I would like to say something equally pat about Chennai, but I would be lying. Unless you are a true-blue Madrasi (and I don’t mean that blanket word that North Indians use for all of us from ‘down under’), then people come to this city with a very mercenary mindset—better paying jobs.
And so did I. After swimming round and round in the stagnated pool that is Kochi for 20 odd years, living off peanuts and hobnobbing with the same crowd, I had had enough. It was time for Goldilocks (or would the name Lola Kutty have more recall value?) to venture out of home, taste some porridge, break a few chairs and make some new friends (ok, I draw the line here—I wanted people as friends, not bears). And so I did.
The first city to beckon was namma Chennai. I packed more than clothes for the trip—I had a suitcase full of advice, helpful hints, a few brochures for ACs, fail-safe tips to fend off men (or ensnare them, as the case would warrant) and a couple of jars of pickle to help the omnipresent pongal go down easier. I was armed and ready for anything that the city could throw my way.
How naïve I was. I never realised how much a city COULD actually throw at you.
My dreams of independence, my hopes of a grand living and my visions of hair-raising parties with friends over the weekend soon went up in smoke. Poof! Reality was much more real—hunting for somewhere to live, trying to learn the language enough so I could tell auto drivers to b****r off when they tried to charge me Rs 50 to take me to the end of the street, landlords who felt that because no one had made an ‘honest’ woman out of me, I was in some way dishonest… sigh, the list just went on. The lack of friends was not helping either.
But just as I was giving in and drowning in this maelstrom, the city decided to befriend me. I discovered her two great Ss—Sathyam and Spencer’s—and the big C—Citi Centre. To keep them company were a few other alphabets—the double Bs (Besant Nagar Beach and Bike and Barrel) and the lone Z (Zara’s). And for me, there began a five-year romance with stars, surf, shopping and the occasional swig.
What I love about this city is the fact that I can buy a ticket, walk into a darkened theatre and be as safe as if I were sitting in my own drawing room watching a movie. (Try that in Kochi and you would have too many ‘interesting’ propositions directed your way to pay any attention to the shenanigans going on on the screen.)

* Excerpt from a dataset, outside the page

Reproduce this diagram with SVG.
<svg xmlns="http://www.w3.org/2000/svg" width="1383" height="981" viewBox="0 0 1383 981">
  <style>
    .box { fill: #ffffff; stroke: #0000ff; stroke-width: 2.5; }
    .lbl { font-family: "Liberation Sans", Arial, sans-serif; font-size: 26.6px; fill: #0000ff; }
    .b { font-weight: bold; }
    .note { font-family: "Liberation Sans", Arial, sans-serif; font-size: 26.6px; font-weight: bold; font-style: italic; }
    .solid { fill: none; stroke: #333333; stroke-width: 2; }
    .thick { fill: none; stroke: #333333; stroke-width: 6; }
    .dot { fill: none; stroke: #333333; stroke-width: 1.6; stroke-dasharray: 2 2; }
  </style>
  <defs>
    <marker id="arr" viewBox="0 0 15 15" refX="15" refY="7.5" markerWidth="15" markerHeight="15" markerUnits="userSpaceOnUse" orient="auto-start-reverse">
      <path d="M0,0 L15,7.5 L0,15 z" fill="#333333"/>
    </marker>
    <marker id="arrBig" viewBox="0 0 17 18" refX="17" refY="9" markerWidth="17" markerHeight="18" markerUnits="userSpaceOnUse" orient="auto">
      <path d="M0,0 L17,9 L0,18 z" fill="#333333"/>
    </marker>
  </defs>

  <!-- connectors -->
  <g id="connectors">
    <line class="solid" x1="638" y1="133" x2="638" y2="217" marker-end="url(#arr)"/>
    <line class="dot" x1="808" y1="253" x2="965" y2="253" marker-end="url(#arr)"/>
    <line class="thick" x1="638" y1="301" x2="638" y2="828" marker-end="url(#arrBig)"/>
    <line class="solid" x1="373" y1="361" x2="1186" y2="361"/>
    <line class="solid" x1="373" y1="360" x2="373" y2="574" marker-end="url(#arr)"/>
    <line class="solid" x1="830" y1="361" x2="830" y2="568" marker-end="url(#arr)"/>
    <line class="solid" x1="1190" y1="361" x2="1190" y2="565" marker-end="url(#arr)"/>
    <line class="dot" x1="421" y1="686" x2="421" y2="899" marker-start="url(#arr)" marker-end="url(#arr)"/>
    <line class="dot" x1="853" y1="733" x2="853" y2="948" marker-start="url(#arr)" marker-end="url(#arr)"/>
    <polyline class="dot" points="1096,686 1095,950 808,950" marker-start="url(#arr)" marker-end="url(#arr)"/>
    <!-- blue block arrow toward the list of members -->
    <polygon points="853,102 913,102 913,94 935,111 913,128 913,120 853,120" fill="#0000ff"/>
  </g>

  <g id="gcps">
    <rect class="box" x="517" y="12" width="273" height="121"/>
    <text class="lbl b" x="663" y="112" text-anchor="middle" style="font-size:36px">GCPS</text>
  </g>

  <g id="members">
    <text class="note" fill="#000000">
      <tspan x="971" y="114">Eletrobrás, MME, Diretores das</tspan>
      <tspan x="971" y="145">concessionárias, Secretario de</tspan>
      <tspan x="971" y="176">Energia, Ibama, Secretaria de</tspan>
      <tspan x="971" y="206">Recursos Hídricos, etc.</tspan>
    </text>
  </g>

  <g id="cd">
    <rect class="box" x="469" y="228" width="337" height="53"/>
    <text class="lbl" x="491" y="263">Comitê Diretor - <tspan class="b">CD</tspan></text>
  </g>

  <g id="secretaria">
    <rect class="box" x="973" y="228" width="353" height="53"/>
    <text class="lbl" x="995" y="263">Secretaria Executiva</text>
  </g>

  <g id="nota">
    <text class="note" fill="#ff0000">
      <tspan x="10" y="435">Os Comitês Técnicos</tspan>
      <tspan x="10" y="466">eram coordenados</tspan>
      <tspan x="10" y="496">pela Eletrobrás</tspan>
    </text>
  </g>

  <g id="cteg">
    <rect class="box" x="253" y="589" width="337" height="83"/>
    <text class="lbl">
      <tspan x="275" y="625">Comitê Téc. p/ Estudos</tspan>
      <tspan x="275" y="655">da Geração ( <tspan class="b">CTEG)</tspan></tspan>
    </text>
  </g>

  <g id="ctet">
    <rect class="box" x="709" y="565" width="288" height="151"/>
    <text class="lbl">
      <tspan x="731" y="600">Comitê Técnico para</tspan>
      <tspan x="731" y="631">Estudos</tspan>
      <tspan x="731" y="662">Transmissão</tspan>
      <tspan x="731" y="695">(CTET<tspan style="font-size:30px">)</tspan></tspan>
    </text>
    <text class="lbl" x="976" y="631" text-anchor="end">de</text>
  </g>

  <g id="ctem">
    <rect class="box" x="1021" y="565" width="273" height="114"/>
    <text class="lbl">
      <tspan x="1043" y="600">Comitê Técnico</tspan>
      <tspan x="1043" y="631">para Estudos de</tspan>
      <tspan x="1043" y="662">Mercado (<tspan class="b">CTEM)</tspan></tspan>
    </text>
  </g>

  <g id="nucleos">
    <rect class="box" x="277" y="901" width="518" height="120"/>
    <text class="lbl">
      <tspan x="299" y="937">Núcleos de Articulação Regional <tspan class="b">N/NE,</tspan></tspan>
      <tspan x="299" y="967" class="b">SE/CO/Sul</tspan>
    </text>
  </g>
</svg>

What I love about this city is that when a colleague and I suddenly felt the urge to buy a bottle of beer, we actually walked into a liquor shop (the queuing men parted before us like the Red Sea parted before Moses) and the shopkeeper forsook his other customers to tend to us and send us on our way before any trouble befell us. (It’s another story that the next day, my friends blew their tops and threatened me with dismemberment if I ever undertook a similar escapade.)
What I love about this city is that I can walk out in the morning and breakfast on hot idlis and filter coffee, satiate my hunger pangs at lunch time with glorious mushu pork and fried rice (when I am on a break from curd rice and appalam), grab coffee with some scrumptious blueberry muffins and biscotti, and wind things off with pasta, pizza, risotto, sushi or whatever else I have a craving for at that moment.
But this is not to say I have not had a rough time, too. My greatest foes have been two elderly people—delicate, doll-like, with white hair and spectacles. My landlord and his lady. They call me daughter and then devise ways to throw me out of the house. One day it’s an empty overhead tank or rusty pipes that issue forth water the colour of chocolate or a drain that refuses to drain anything; on another day it’s a point-blank refusal to let me install an AC in my room, though it is 52 degree Celsius indoors.
And when they get bored, they invent new and ever more inventive ploys to plague me—don’t go shopping (why—because then you will need shelves to put stuff away in and we won’t let you put up any), don’t have friends over in the evenings (why—because they will wake us up when they leave at night—even if they are as quiet as dormice), don’t bathe too often (why—because then we won’t have water to water our plants with). Don’t, don’t, don’t. I AM tired of the litany.
But then being single in the city should have some drawbacks, right? Otherwise how would one appreciate all the other things that work out beautifully for you. Like friends.
I may not have found party-till-they-puke friends, but I found some even better. Those that cook you dinner from scratch because you couldn’t go home for Vishu, those that wake up early in the morning just to come and pick you up from the station, those that stay up all night with you when you are pulling an all-nighter just so you won’t fall asleep. Chennai has given me all this. And I am very grateful
I may not have found love and I certainly have not found any labels (unless you consider a Westside or a Pantaloons as a label), but I have certainly found people and places that are totally unique. And I plan to be a true Chenaiite all my life—the one that carries the city in one’s heart.